Source code of charts
──────────

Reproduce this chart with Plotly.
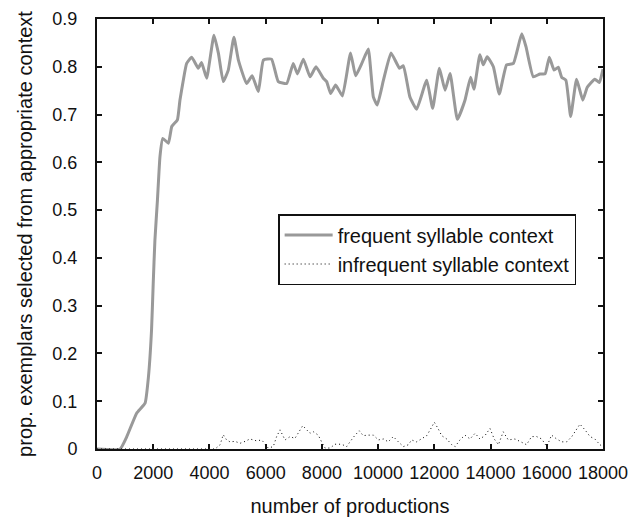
import plotly.graph_objects as go

# ---- data ----
freq_x = [0, 820, 1060, 1410, 1710, 1830, 1940, 2000, 2060, 2150, 2240, 2340, 2540, 2660,
          2860, 2950, 3070, 3190, 3370, 3600, 3720, 3900, 4160, 4320, 4490, 4670, 4870,
          5030, 5320, 5520, 5740, 5920, 6210, 6450, 6750, 6980, 7130, 7340, 7580, 7790,
          8050, 8170, 8310, 8490, 8730, 9020, 9200, 9420, 9650, 9830, 9970, 10190, 10460,
          10760, 10900, 11130, 11370, 11730, 11940, 12180, 12380, 12560, 12820, 13090,
          13290, 13410, 13620, 13740, 13880, 14100, 14310, 14570, 14810, 15110, 15260,
          15520, 15760, 15940, 16090, 16260, 16410, 16530, 16680, 16850, 17060, 17280,
          17440, 17710, 17870, 18000]
freq_y = [0, 0, 0.026, 0.075, 0.096, 0.151, 0.249, 0.347, 0.437, 0.521, 0.612, 0.650, 0.640,
          0.675, 0.689, 0.730, 0.772, 0.807, 0.820, 0.797, 0.809, 0.776, 0.866, 0.828, 0.769,
          0.793, 0.862, 0.814, 0.765, 0.781, 0.748, 0.814, 0.816, 0.769, 0.765, 0.807, 0.785,
          0.816, 0.779, 0.800, 0.776, 0.769, 0.744, 0.762, 0.739, 0.829, 0.781, 0.807, 0.837,
          0.737, 0.720, 0.772, 0.829, 0.797, 0.802, 0.737, 0.711, 0.772, 0.713, 0.797, 0.751,
          0.786, 0.690, 0.730, 0.778, 0.753, 0.825, 0.804, 0.821, 0.800, 0.743, 0.804, 0.807,
          0.869, 0.842, 0.779, 0.785, 0.785, 0.820, 0.793, 0.799, 0.778, 0.772, 0.696, 0.774,
          0.730, 0.757, 0.774, 0.767, 0.795]

infreq_x = [0, 4200, 4380, 4490, 4610, 4730, 4910, 5090, 5270, 5440, 5680, 5860, 6090, 6270,
            6390, 6510, 6690, 6870, 7040, 7160, 7320, 7460, 7580, 7700, 7870, 7990, 8110, 8290,
            8470, 8700, 8880, 9000, 9180, 9330, 9470, 9650, 9830, 10010, 10190, 10360, 10540,
            10720, 10900, 11080, 11190, 11370, 11550, 11730, 11850, 12000, 12140, 12260, 12440,
            12620, 12740, 12910, 13090, 13270, 13450, 13620, 13800, 13980, 14130, 14280, 14450,
            14630, 14870, 15050, 15280, 15460, 15640, 15820, 16000, 16170, 16350, 16530, 16710,
            16890, 17060, 17180, 17360, 17540, 17710, 17890, 18000]
infreq_y = [0, 0, 0.009, 0.030, 0.019, 0.015, 0.016, 0.012, 0.016, 0.021, 0.017, 0.019, 0.002,
            0.005, 0.026, 0.040, 0.019, 0.026, 0.022, 0.033, 0.049, 0.040, 0.033, 0.036, 0.029,
            0.015, 0.002, 0.002, 0.010, 0.010, 0.005, 0.015, 0.029, 0.038, 0.028, 0.029, 0.029,
            0.019, 0.021, 0.015, 0.026, 0.015, 0.005, 0.009, 0.019, 0.015, 0.021, 0.028, 0.040,
            0.056, 0.042, 0.028, 0.021, 0.009, 0.005, 0.019, 0.029, 0.021, 0.033, 0.021, 0.028,
            0.043, 0.021, 0.009, 0.036, 0.019, 0.021, 0.015, 0.009, 0.026, 0.026, 0.021, 0.005,
            0.029, 0.021, 0.015, 0.015, 0.026, 0.042, 0.052, 0.040, 0.026, 0.021, 0.009, 0.005]

x_ticks = [0, 2000, 4000, 6000, 8000, 10000, 12000, 14000, 16000, 18000]
x_tick_labels = ["0", "2000", "4000", "6000", "8000", "10000", "12000", "14000", "16000", "18000"]
y_ticks = [0, 0.1, 0.2, 0.3, 0.4, 0.5, 0.6, 0.7, 0.8, 0.9]
y_tick_labels = ["0", "0.1", "0.2", "0.3", "0.4", "0.5", "0.6", "0.7", "0.8", "0.9"]

series_names = ["frequent syllable context", "infrequent syllable context"]
x_title = "number of productions"
y_title = "prop. exemplars selected from appropriate context"

FONT = "Liberation Sans, Arial, sans-serif"

fig = go.Figure()
fig.add_trace(go.Scatter(
    x=freq_x, y=freq_y, mode="lines", name=series_names[0],
    line=dict(color="#999999", width=3, shape="spline", smoothing=0.4),
    legendgroup="a",
))
fig.add_trace(go.Scatter(
    x=infreq_x, y=infreq_y, mode="lines", name=series_names[1],
    line=dict(color="#000000", width=1, dash="1px,3px"),
    legendgroup="b",
))

axis_common = dict(
    showline=True, linecolor="#111111", linewidth=2, mirror="ticks",
    ticks="inside", ticklen=5, tickwidth=1.5, tickcolor="#111111",
    showgrid=False, zeroline=False, automargin=False,
    tickfont=dict(family=FONT, size=18, color="#111111"),
)

fig.update_xaxes(
    range=[0, 18000], tickvals=x_ticks, ticktext=x_tick_labels,
    title=dict(text=x_title, font=dict(family=FONT, size=20, color="#111111"), standoff=24),
    ticklabelstandoff=6,
    **axis_common,
)
fig.update_yaxes(
    range=[0, 0.9], tickvals=y_ticks, ticktext=y_tick_labels,
    title=dict(text=y_title, font=dict(family=FONT, size=20, color="#111111"), standoff=14),
    ticklabelstandoff=14,
    **axis_common,
)

fig.update_layout(
    width=643, height=517,
    margin=dict(l=97, r=40, t=19, b=68),
    paper_bgcolor="white", plot_bgcolor="white",
    font=dict(family=FONT, color="#111111"),
    legend=dict(
        x=0.358, y=0.5465, xanchor="left", yanchor="top",
        bordercolor="#111111", borderwidth=1.5, bgcolor="white",
        font=dict(family=FONT, size=20, color="#111111"),
        traceorder="grouped", tracegroupgap=0, itemwidth=48,
    ),
)

fig.write_html("out.html")
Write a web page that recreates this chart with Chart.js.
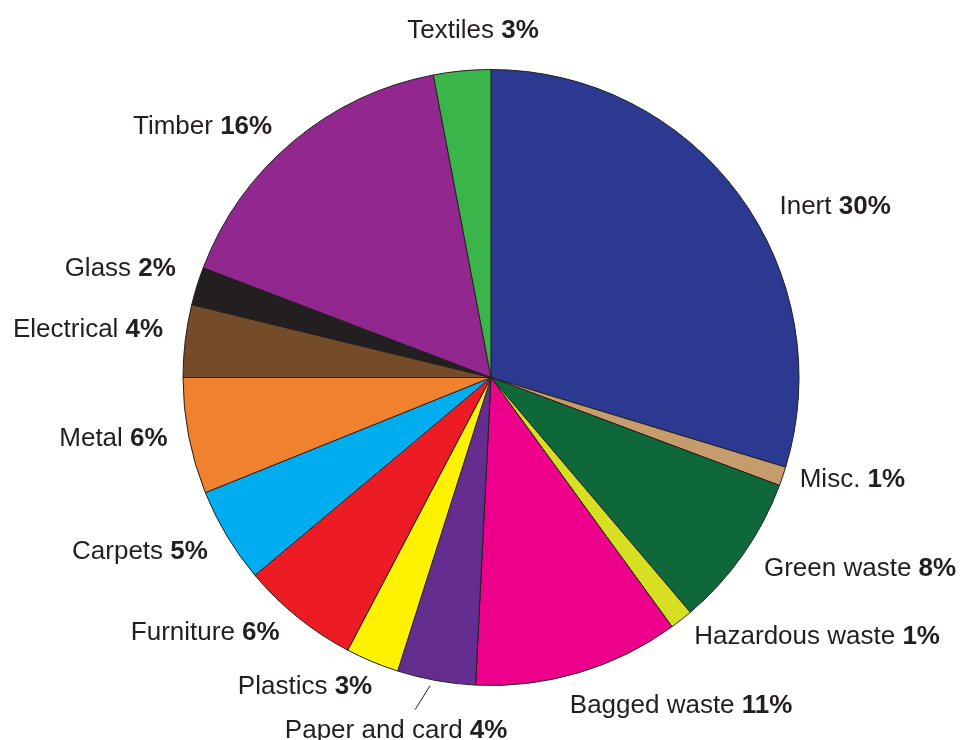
<!DOCTYPE html>
<html>
<head>
<meta charset="utf-8">
<script src="https://cdn.jsdelivr.net/npm/chart.js@4.4.0/dist/chart.umd.min.js"></script>
<style>
  html, body { margin: 0; padding: 0; background: #fff; }
  #wrap { width: 968px; height: 740px; position: relative; }
</style>
</head>
<body>
<div id="wrap"><canvas id="c"></canvas></div>
<script>
// slices clockwise from 12 o'clock
var categories = ['Inert', 'Misc.', 'Green waste', 'Hazardous waste', 'Bagged waste', 'Paper and card',
  'Plastics', 'Furniture', 'Carpets', 'Metal', 'Electrical', 'Glass', 'Timber', 'Textiles'];
// slice sizes
var shares = [29.7, 1.0, 8.1, 1.2, 10.8, 4.1, 2.8, 6.2, 5.0, 6.1, 3.8, 2.0, 16.2, 3.0];
// percentages printed in the labels
var pctLabels = ['30%', '1%', '8%', '1%', '11%', '4%', '3%', '6%', '5%', '6%', '4%', '2%', '16%', '3%'];

var colors = ['#2B3990', '#C69C6D', '#0F6839', '#D7DF23', '#EC008C', '#662D91',
  '#FFF200', '#ED1C24', '#00AEEF', '#F0812F', '#754C29', '#231F20', '#92278F', '#39B54A'];

// label placement: align + nudge from the slice's outer mid point to the text baseline anchor
var labelAlign = ['left', 'left', 'left', 'left', 'left', 'center', 'right', 'right', 'right', 'right', 'right', 'right', 'right', 'center'];
var nudgeX = [41, 17, 21, 13, -9, -40, 0, -18, -19, -21, -22, -21, -21, 11];
var nudgeY = [20, 11, 21, 24, 40, 57, 32, 23, 23, 10, -4, -10, -7, -33];

var FONT = '"Liberation Sans", Arial, Helvetica, sans-serif';
var SIZE = 26;

var labelPlugin = {
  id: 'sliceLabels',
  afterDraw: function(chart) {
    var ctx = chart.ctx;
    var arcs = chart.getDatasetMeta(0).data;
    ctx.save();
    ctx.fillStyle = '#231F20';
    ctx.textBaseline = 'alphabetic';
    arcs.forEach(function(arc, i) {
      var p = arc.getProps(['x', 'y', 'startAngle', 'endAngle', 'outerRadius'], true);
      var mid = (p.startAngle + p.endAngle) / 2;
      var ax = p.x + Math.cos(mid) * p.outerRadius;
      var ay = p.y + Math.sin(mid) * p.outerRadius;
      var tx = ax + nudgeX[i];
      var ty = ay + nudgeY[i];
      var name = categories[i] + ' ';
      var pct = pctLabels[i];
      ctx.font = SIZE + 'px ' + FONT;
      var w1 = ctx.measureText(name).width;
      ctx.font = 'bold ' + SIZE + 'px ' + FONT;
      var w2 = ctx.measureText(pct).width;
      var total = w1 + w2;
      var left = tx;
      if (labelAlign[i] === 'right') left = tx - total;
      else if (labelAlign[i] === 'center') left = tx - total / 2;
      ctx.textAlign = 'left';
      ctx.font = SIZE + 'px ' + FONT;
      ctx.fillText(name, left, ty);
      ctx.font = 'bold ' + SIZE + 'px ' + FONT;
      ctx.fillText(pct, left + w1, ty);
      // leader line for the small bottom slice
      if (i === 5) {
        ctx.strokeStyle = '#231F20';
        ctx.lineWidth = 1;
        ctx.beginPath();
        ctx.moveTo(ax - 6, ay + 5);
        ctx.lineTo(ax - 21, ay + 29);
        ctx.stroke();
      }
    });
    ctx.restore();
  }
};

var ctx = document.getElementById('c').getContext('2d');
var chart = new Chart(ctx, {
  type: 'pie',
  data: {
    labels: categories,
    datasets: [{
      data: shares,
      backgroundColor: colors,
      borderColor: '#231F20',
      borderWidth: 1
    }]
  },
  options: {
    responsive: true,
    maintainAspectRatio: false,
    animation: false,
    layout: { padding: { top: 69, bottom: 54, left: 175, right: 161 } },
    plugins: {
      legend: { display: false },
      tooltip: { enabled: false }
    }
  },
  plugins: [labelPlugin]
});
</script>
</body>
</html>
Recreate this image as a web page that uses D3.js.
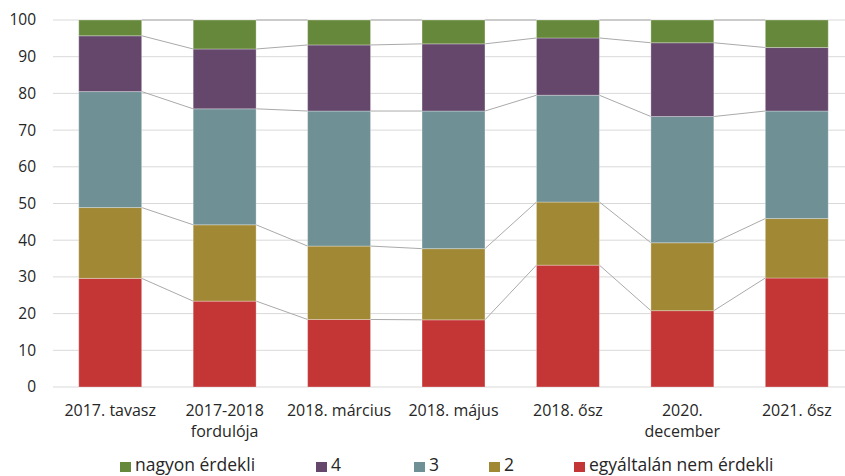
<!DOCTYPE html>
<html><head><meta charset="utf-8">
<script src="https://cdn.jsdelivr.net/npm/d3@7"></script>
<style>body{margin:0;background:#fff}text{font-family:"Open Sans",sans-serif;fill:#262626}</style>
</head><body><svg id="c" width="845" height="476"></svg>
<script>
const categories = [["2017. tavasz"],["2017-2018","fordulója"],["2018. március"],["2018. május"],["2018. ősz"],["2020.","december"],["2021. ősz"]];
const seriesNames = ["egyáltalán nem érdekli","2","3","4","nagyon érdekli"];
const seriesColors = ["#c43535","#a08834","#6f9094","#64476b","#66883b"];
const notAtAll = [29.6,23.4,18.4,18.3,33.2,20.8,29.7];
const two      = [19.3,20.8,20.0,19.4,17.2,18.5,16.2];
const three    = [31.6,31.6,36.8,37.5,29.1,34.4,29.3];
const four     = [15.2,16.3,18.0,18.3,15.6,20.1,17.3];
const very     = [4.3,7.9,6.8,6.5,4.9,6.2,7.5];
const yTicks = [0,10,20,30,40,50,60,70,80,90,100];
const legendOrder = [4,3,2,1,0];

const svg = d3.select("#c");
const x = d3.scaleBand().domain(d3.range(categories.length)).range([53,854]).paddingInner(0.45).paddingOuter(0.225);
const y = d3.scaleLinear().domain([0,100]).range([387,20]);

svg.append("g").selectAll("line").data(yTicks).join("line")
  .attr("x1",53).attr("x2",845).attr("y1",d=>y(d)).attr("y2",d=>y(d))
  .attr("stroke","#d9d9d9").attr("stroke-width",1);
svg.append("g").selectAll("text").data(yTicks).join("text")
  .attr("x",36).attr("y",d=>y(d)).attr("dy","0.35em").attr("text-anchor","end")
  .attr("font-size",15.5).text(d=>d);

const rows = categories.map((c,i)=>({i, "0":notAtAll[i],"1":two[i],"2":three[i],"3":four[i],"4":very[i]}));
const stack = d3.stack().keys(["0","1","2","3","4"])(rows);

// series lines
stack.forEach(s=>{
  for(let i=0;i<categories.length-1;i++){
    svg.append("line")
      .attr("x1",x(i)+x.bandwidth()).attr("y1",y(s[i][1]))
      .attr("x2",x(i+1)).attr("y2",y(s[i+1][1]))
      .attr("stroke","#aaaaaa").attr("stroke-width",1);
  }
});

stack.forEach((s,k)=>{
  svg.append("g").selectAll("rect").data(s).join("rect")
    .attr("x",(d,i)=>x(i)).attr("width",x.bandwidth())
    .attr("y",d=>y(d[1])).attr("height",d=>y(d[0])-y(d[1]))
    .attr("fill",seriesColors[k]).attr("stroke","rgba(255,255,255,0.3)").attr("stroke-width",1);
});

const xl = svg.append("g");
categories.forEach((lines,i)=>{
  const t = xl.append("text").attr("x",x(i)+x.bandwidth()/2).attr("y",416).attr("text-anchor","middle").attr("font-size",16);
  lines.forEach((l,j)=>t.append("tspan").attr("x",x(i)+x.bandwidth()/2).attr("dy",j?21:0).text(l));
});

const legX = [120,316,414,489,574];
const lg = svg.append("g");
legendOrder.forEach((k,j)=>{
  lg.append("rect").attr("x",legX[j]).attr("y",462).attr("width",11).attr("height",10).attr("fill",seriesColors[k]);
  lg.append("text").attr("x",legX[j]+15).attr("y",471).attr("font-size",17.5).text(seriesNames[k]);
});
</script></body></html>
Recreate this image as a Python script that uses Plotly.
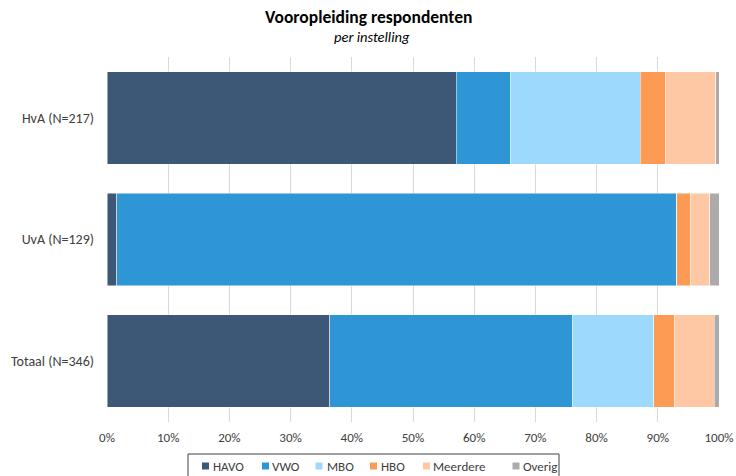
import plotly.graph_objects as go

categories = ["HvA (N=217)", "UvA (N=129)", "Totaal (N=346)"]
series_names = ["HAVO", "VWO", "MBO", "HBO", "Meerdere", "Overig"]
havo = [57.1, 1.6, 36.4]
vwo = [8.8, 91.5, 39.6]
mbo = [21.2, 0.0, 13.3]
hbo = [4.1, 2.3, 3.5]
meerdere = [8.3, 3.1, 6.4]
overig = [0.5, 1.5, 0.8]
series_values = [havo, vwo, mbo, hbo, meerdere, overig]
colors = ["#3D5877", "#2E96D4", "#9DD9FD", "#FD9A54", "#FFC8A4", "#AEAAAA"]
x_ticks = list(range(0, 101, 10))
x_tick_labels = [f"{t}%" for t in x_ticks]

FONT = "Calibri, Carlito, Lato, 'Open Sans', sans-serif"

# layout geometry (pixels)
W, H = 736, 476
L, R, T, B = 107, 17, 57, 54
PW, PH = W - L - R, H - T - B


def px(x):
    return (x - L) / PW


def py(y):
    return (H - B - y) / PH


fig = go.Figure()
for name, vals, col in zip(series_names, series_values, colors):
    fig.add_trace(go.Bar(
        y=categories, x=vals, name=name, orientation="h",
        marker=dict(color=col, line=dict(color="rgba(255,255,255,0.6)", width=0.8)),
        hoverinfo="x+name", showlegend=False,
    ))

# custom compact legend (positions of the legend entries)
legend_square_x = [202, 262, 315.5, 370, 423, 512.5]
legend_text_x = [212, 271, 326, 380, 431.5, 522]
legend_y = 466
shapes = [dict(type="rect", xref="paper", yref="paper",
               x0=px(188), x1=px(559), y0=py(454), y1=py(482),
               line=dict(color="#404040", width=1), fillcolor="rgba(0,0,0,0)")]
annotations = []
for name, col, sx, tx in zip(series_names, colors, legend_square_x, legend_text_x):
    shapes.append(dict(type="rect", xref="paper", yref="paper",
                       x0=px(sx), x1=px(sx + 7), y0=py(legend_y + 3.5), y1=py(legend_y - 3.5),
                       line=dict(width=0), fillcolor=col))
    annotations.append(dict(text=name, xref="paper", yref="paper",
                            x=px(tx - 1), y=py(legend_y), xanchor="left", yanchor="middle",
                            showarrow=False, font=dict(family=FONT, size=13, color="#404040")))

annotations += [
    dict(text="<b>Vooropleiding respondenten</b>", xref="paper", yref="paper",
         x=px(368), y=py(17), xanchor="center", yanchor="middle",
         showarrow=False, font=dict(family=FONT, size=17.5, color="#000000")),
    dict(text="<i>per instelling</i>", xref="paper", yref="paper",
         x=px(372), y=py(37), xanchor="center", yanchor="middle",
         showarrow=False, font=dict(family=FONT, size=14.5, color="#000000")),
]

fig.update_layout(
    barmode="stack",
    bargap=0.24,
    width=W, height=H,
    showlegend=False,
    paper_bgcolor="white", plot_bgcolor="white",
    margin=dict(l=L, r=R, t=T, b=B, autoexpand=False),
    font=dict(family=FONT, size=13, color="#404040"),
    xaxis=dict(
        range=[0, 100], tickvals=x_ticks, ticktext=x_tick_labels,
        showgrid=True, gridcolor="#D9D9D9", gridwidth=1,
        zeroline=False, showline=False, ticks="", automargin=False,
        tickfont=dict(size=13, color="#404040"), ticklabelstandoff=6,
    ),
    yaxis=dict(
        autorange="reversed", showgrid=False, ticks="", showline=False,
        automargin=False, ticklabelstandoff=12,
        tickfont=dict(size=14, color="#404040"),
    ),
    shapes=shapes,
    annotations=annotations,
)

fig.write_html("out.html", config={"displayModeBar": False},
               post_script="document.body.style.margin='0';")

──────────

Look through the data and gather every line with the string "this" in it.

Output of the exercise |
Reproduce this chart with Plotly.
Write a web page that recreates this chart with Chart.js.
Recreate this image as a web page that uses D3.js.
Recreate this image as a Python script that uses Plotly.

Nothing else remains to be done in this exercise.